Facebook dan Google Bisa Intip Penggunanya Akses Situs Porno
- dok. pexels
VIVA – Sebuah penelitian yang dilakukan oleh tiga ilmuwan, yaitu Elena Maris dari Microsoft Research, Timothy Libert dari Carnegie Mellon University dan Jennifer Henrichsen dari University of Pennsylvania, menyebutkan bahwa Facebook, Google dan Oracle bisa mengetahui kalau penggunanya nonton film porno tanpa terdeteksi.
Hal ini terkuak setelah mereka menganalisis 22.484 situs pornografi dengan menggunakan alat yang disebut webXray untuk mengidentifikasi alat pelacakan yang 'memberi makan gratis' pihak ketiga atau peretas (hacker) berupa data pribadi pengguna.
"Hasil penelitian kami menunjukkan pelacakan endemik di situs pornografi bahwa sebanyak 93 persennya membocorkan data pribadi pengguna ke pihak ketiga (hacker)," demikian keterangan peneliti, seperti dikutip dari situs Business Insider, Kamis, 18 Juli 2019.
Dari situs yang dipindai pada Maret 2018, penelitian ini menemukan Google atau anak perusahaannya memiliki pelacak sebesar 74 persen, Oracle sebanyak 24 persen dan Facebook mencapai 10 persen. Ini artinya, sekitar 16.638 situs porno dengan pelacak Google, 5.396 dengan Oracle, serta 2.248 untuk Facebook.

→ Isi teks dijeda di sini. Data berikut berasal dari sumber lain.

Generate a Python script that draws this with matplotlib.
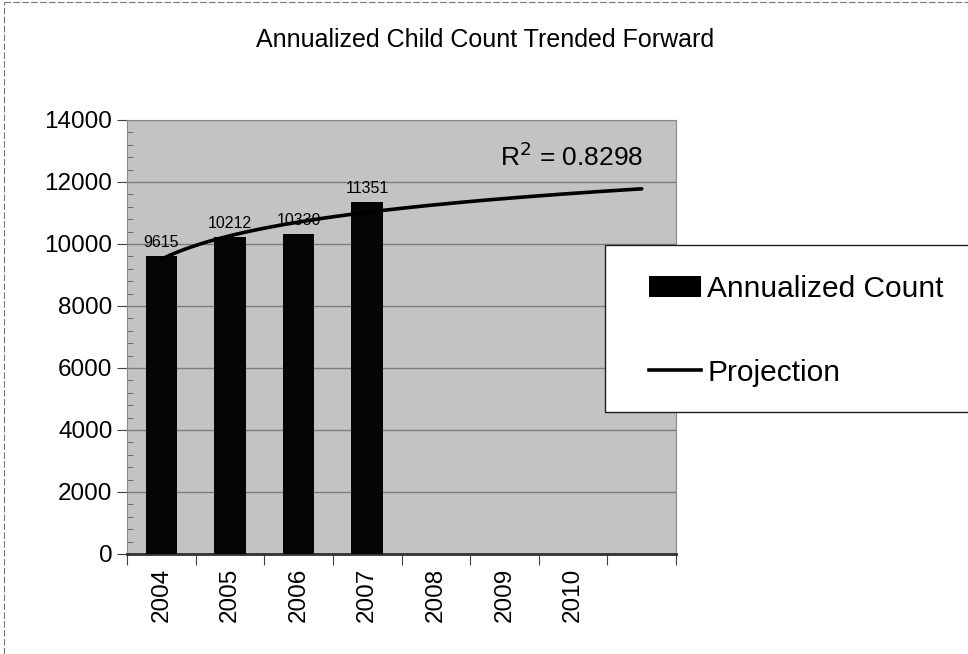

Ketiga peneliti memperingatkan bahwa bocornya data pribadi pengguna internet melalui media situs porno adalah memprihatinkan. “Fakta bahwa mekanisme untuk pelacakan situs porno sangat mirip dengan, katakanlah, ritel online (e-commerce). Ini harus menjadi tanda bahaya besar,” kata Elena Maris.
Ia dan peneliti lainnya juga menemukan bahwa hanya 17 persen situs porno yang dienkripsi, sehingga membuat pengguna rentan terhadap aksi peretasan. Alat pelacak dapat ditempatkan di situs porno karena berbagai alasan.
Timothy Libert memberi contoh Google Analytics, di mana memasukkan data lalu lintas kembali ke situs web sehingga mereka dapat memantau lalu lintas mereka. Atau, Facebook menawarkan situs kemampuan untuk menyematkan fitur 'like', yang memungkinkan berbagi kembali ke Facebook.
"Sebagai imbalannya, mereka (Facebook) menerima data tentang pengunjung situs web. Apa yang sebenarnya terjadi pada data, atau data mana yang sedang dikumpulkan, ini yang sulit untuk diteliti," ungkap Libert.
Sementara itu, Facebook dan Google mengaku jika mereka tidak menggunakan informasi yang dikumpulkan dari kunjungan situs porno untuk membangun profil pemasaran.
“Kami tidak mengizinkan iklan Google di situs web dengan konten dewasa dan kami melarang iklan yang dipersonalisasi dan profil iklan berdasarkan minat seksual pengguna atau aktivitas terkait secara online," ujar juru bicara Google.
Selain itu, menurut jubir Google lagi, tag untuk layanan iklan juga diklaim tidak pernah diizinkan untuk mengirimkan informasi yang dapat diidentifikasi secara pribadi ke Google.